For the big boys (and some of the old European aristocracy such as AC Milan, who can hardly be called a continental power at the moment), reform means even greater levels of protection for themselves and further movement along the road towards a European Super League.

‘Super’ in this context is used decidedly flexibly, and would include quite a few clubs such as the aforementioned AC, whose justification for a seat at the top table currently rests on a very flimsy stool. Manchetser United are another club whose stool appears to contain a wobbly leg or two.

But, they protest: “we are big clubs, with history, and pedigree.” True enough, yet size, history, and pedigree do not win football matches by themselves. Quality is a more likely guarantor of that and it is in scare supply at the San Siro and Old Trafford.

Wherever there are concentrations of power, you are likely to find significant levels of self-interested decision-making. In the upper echelons of European football, power is concentrated in the hands of relatively few clubs. Those who are not part of the elite group are expected to content themselves with crumbs that fall from the top table.

The big clubs would prefer to raise the table and put it further out of the reach of the little guys for whom they have increasingly little time. It has been reported that some of the big clubs (led by the faded pair of giants in Milan) are going so far as to push a proposal that they be given automatic entry into the Champions League without bothering with such inconveniences as actually qualifying for it.

Why should AC have to prove themselves over and over again when they’ve already shown that they used to be a good side. Once upon a time. Ok, it’s getting to be quite a long time ago now, but still. Why should upstarts like Leicester get to compete in the Champions League if all they’ve done is beat all the other teams in England to become champions?

Spare a thought for poor old Man U, they’ve won the league lots of times; it’s just that they’re not going to win it this time. It sounds laughable of course but these guys are serious and they always are when it comes to money.

Tennis has its wildcards they assert. Wimbledon can, and does, offer a few places in the main draw for those who haven’t fully earned it on merit.
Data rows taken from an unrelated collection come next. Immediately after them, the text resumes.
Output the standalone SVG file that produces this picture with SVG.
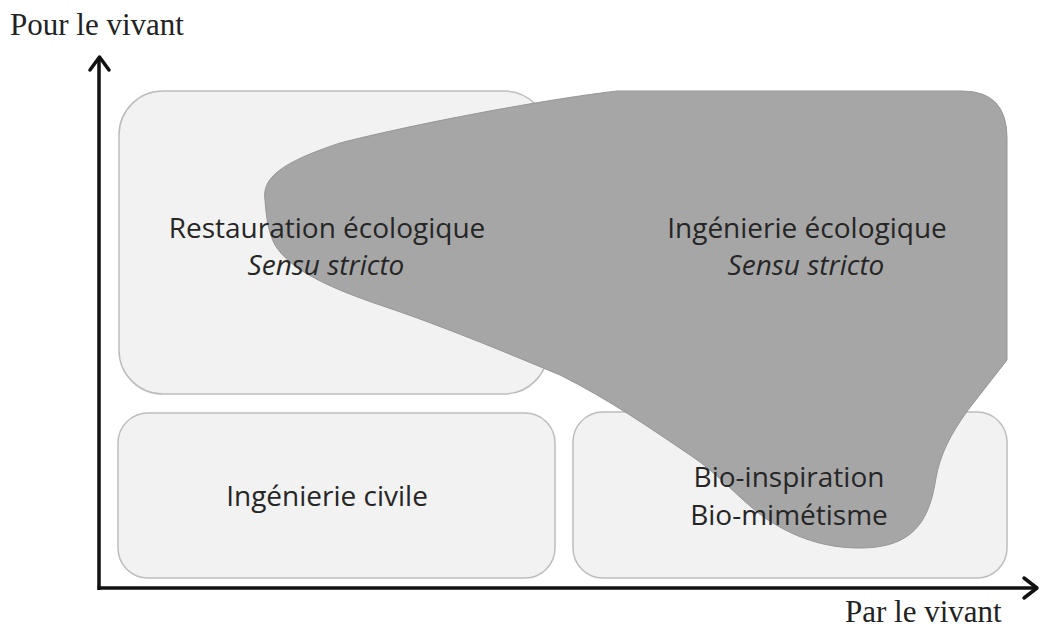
<svg xmlns="http://www.w3.org/2000/svg" width="1040" height="630" viewBox="0 0 1040 630">
<style>
.box{fill:#f2f2f2;stroke:#bdbdbd;stroke-width:1.5}
.blob{fill:#a6a6a6;stroke:#969696;stroke-width:1}
.lbl{font-family:"Open Sans",Lato,sans-serif;font-size:28px;fill:#262626;text-anchor:middle;font-variant-ligatures:none}
.it{font-style:italic}
.ax{font-family:"Liberation Serif","Times New Roman",serif;font-size:31px;fill:#222}
.axis{stroke:#111;stroke-width:3.5;fill:none}
.head{stroke:#111;stroke-width:3.5;fill:none;stroke-linecap:round;stroke-linejoin:round}
</style>
<rect width="1040" height="630" fill="#fff"/>
<g id="restauration"><rect class="box" x="119" y="91" width="429" height="303" rx="44"/></g>
<g id="civile"><rect class="box" x="118" y="413" width="437" height="165" rx="30"/></g>
<g id="bio"><rect class="box" x="573" y="412" width="434" height="166" rx="30"/></g>
<g id="ingenierie-eco">
<path class="blob" d="M 265,200 C 262,178 280,163 340,143 C 410,125 540,100 617,91 L 962,91 Q 1007,91 1007,138 L 1007,360 L 968,410 C 950,435 940,455 936,478 C 930,515 918,548 860,548 C 825,548 795,538 765,518 C 740,500 720,475 690,455 C 650,428 610,400 560,375 C 500,350 440,325 380,305 C 330,288 290,270 275,245 C 268,232 266,215 265,200 Z"/>
</g>
<g id="labels">
<text class="lbl" x="327" y="238">Restauration écologique</text>
<text class="lbl it" x="326" y="275">Sensu stricto</text>
<text class="lbl" x="807" y="238">Ingénierie écologique</text>
<text class="lbl it" x="806" y="275">Sensu stricto</text>
<text class="lbl" x="327" y="506">Ingénierie civile</text>
<text class="lbl" x="789" y="487">Bio-inspiration</text>
<text class="lbl" x="789" y="525">Bio-mimétisme</text>
</g>
<g id="connectors">
<line class="axis" x1="99" y1="590" x2="99" y2="58"/>
<polyline class="head" points="90,70 99.5,57 109,70"/>
<line class="axis" x1="97.5" y1="588" x2="1035" y2="588"/>
<polyline class="head" points="1024,578 1037,588 1024,598"/>
</g>
<text class="ax" x="10" y="35">Pour le vivant</text>
<text class="ax" x="845" y="622">Par le vivant</text>
</svg>
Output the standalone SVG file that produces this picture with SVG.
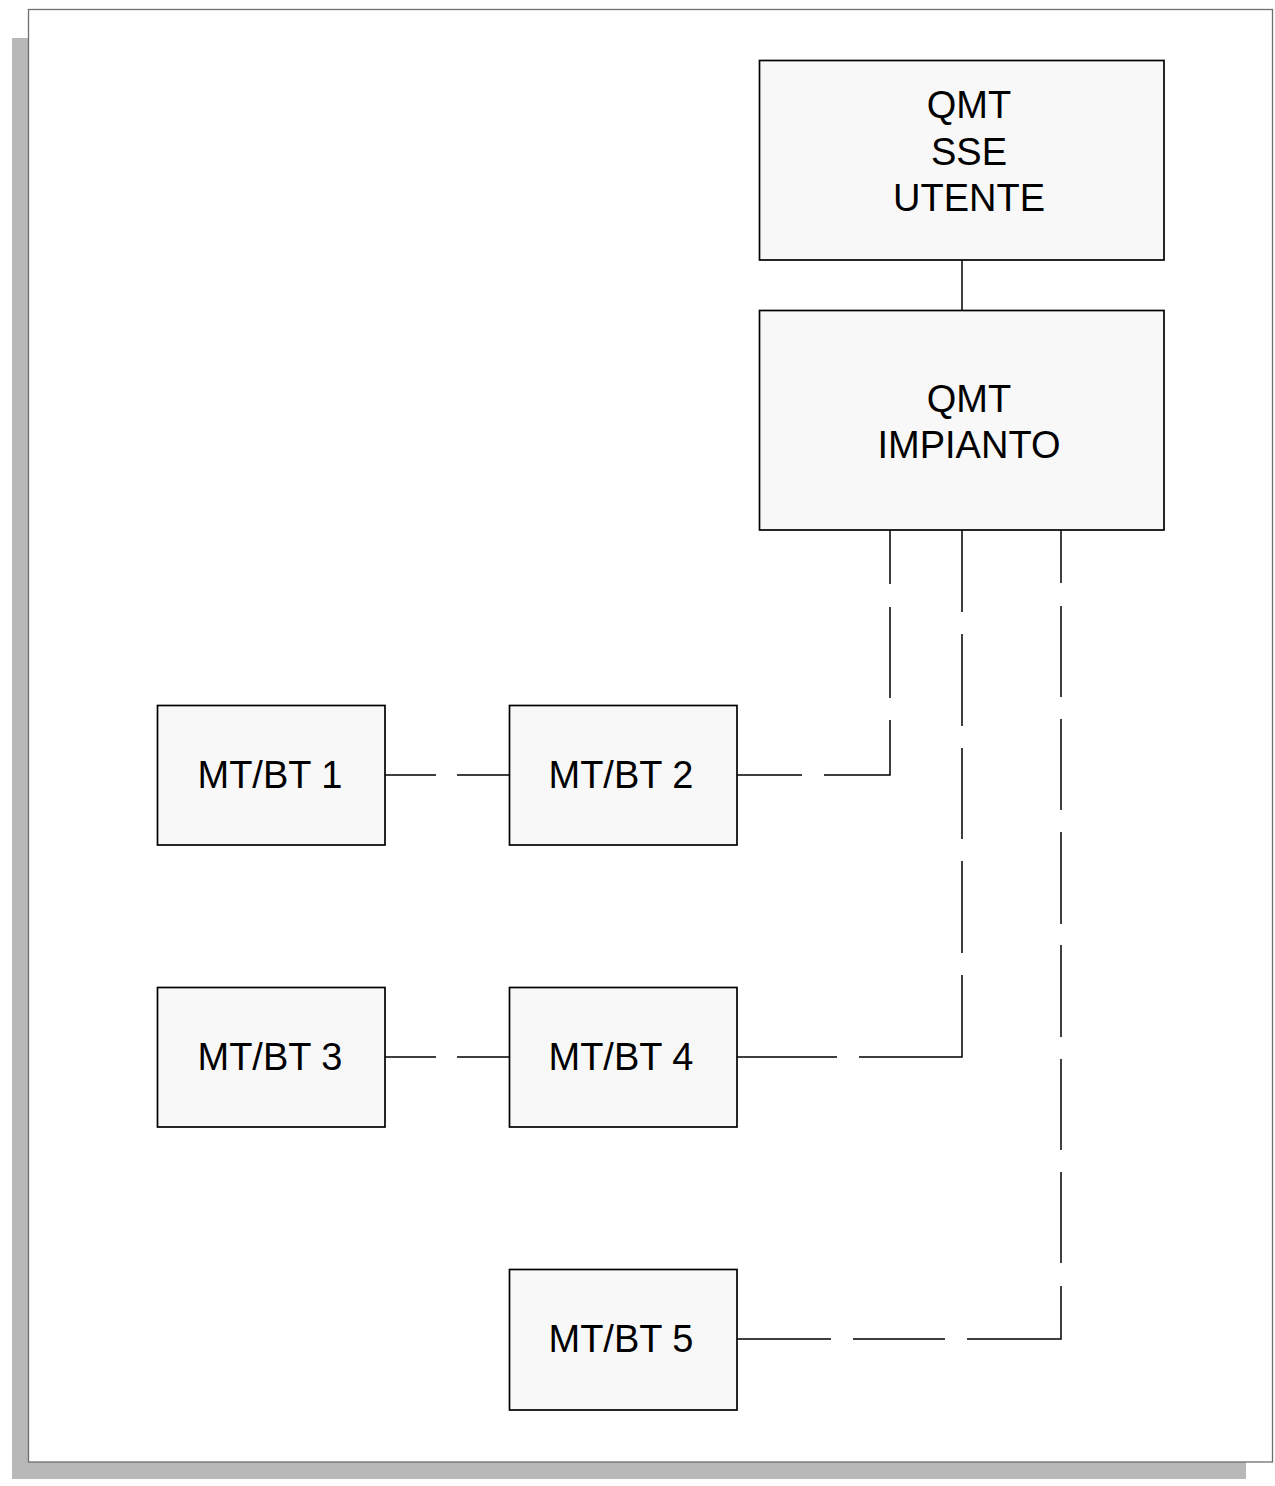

Usually it’s a couple of plucky local youngsters who don’t detain their opponents for very long and some spots are reserved for bigger names who might be returning from injury for example.

The wildcard system has plenty of critics in tennis (personally I’d get rid of it) but Europe’s big football clubs want to go much further than Wimbledon is permitted to: they want to control most, if not the entire draw of the tournament. Teams would no longer qualify for the Champions League, they would be invited.

No doubt letters of invitation (perfumed with the sweet smelling scent of money) would arrive at the great palaces of European football, the San Siro and Old Trafford among them. I’m not so sure about Leicester’s King Power stadium.

They may soon be champions but in Europe they are neither kings nor powerful.

The powers that be, and who have long been, are tightening their grip on that power. Even ‘new money’ big clubs such as Chelsea, Manchester City, and PSG are seen as brash neighbours, tolerated perhaps but hardly welcomed.

Manchester City are likely to line up in this year’s Champions League semi finals alongside the old money glamour of Barcelona, Bayern Munich, and Real Madrid. Next season, Leicester will be expected to take a brief look around before leaving quickly and quietly without causing much of a scene.

I’m a conservative sort of a guy but I’m not one to say that modern football is rubbish and wouldn’t it be great if we could just return to the good old days (whenever and wherever they happened to be). I’m a big fan of the Champions League – it often produces outstanding matches and entertainment. I’m less of a fan of the cartel that the big clubs are seeking to create.

Ultimately, we who pay the piper (by going to the games or subscribing to the sports channels) will at least be entitled to request a tune. We might have to wait behind the broadcasters and the sponsors though, whose requests come written on larger cheques.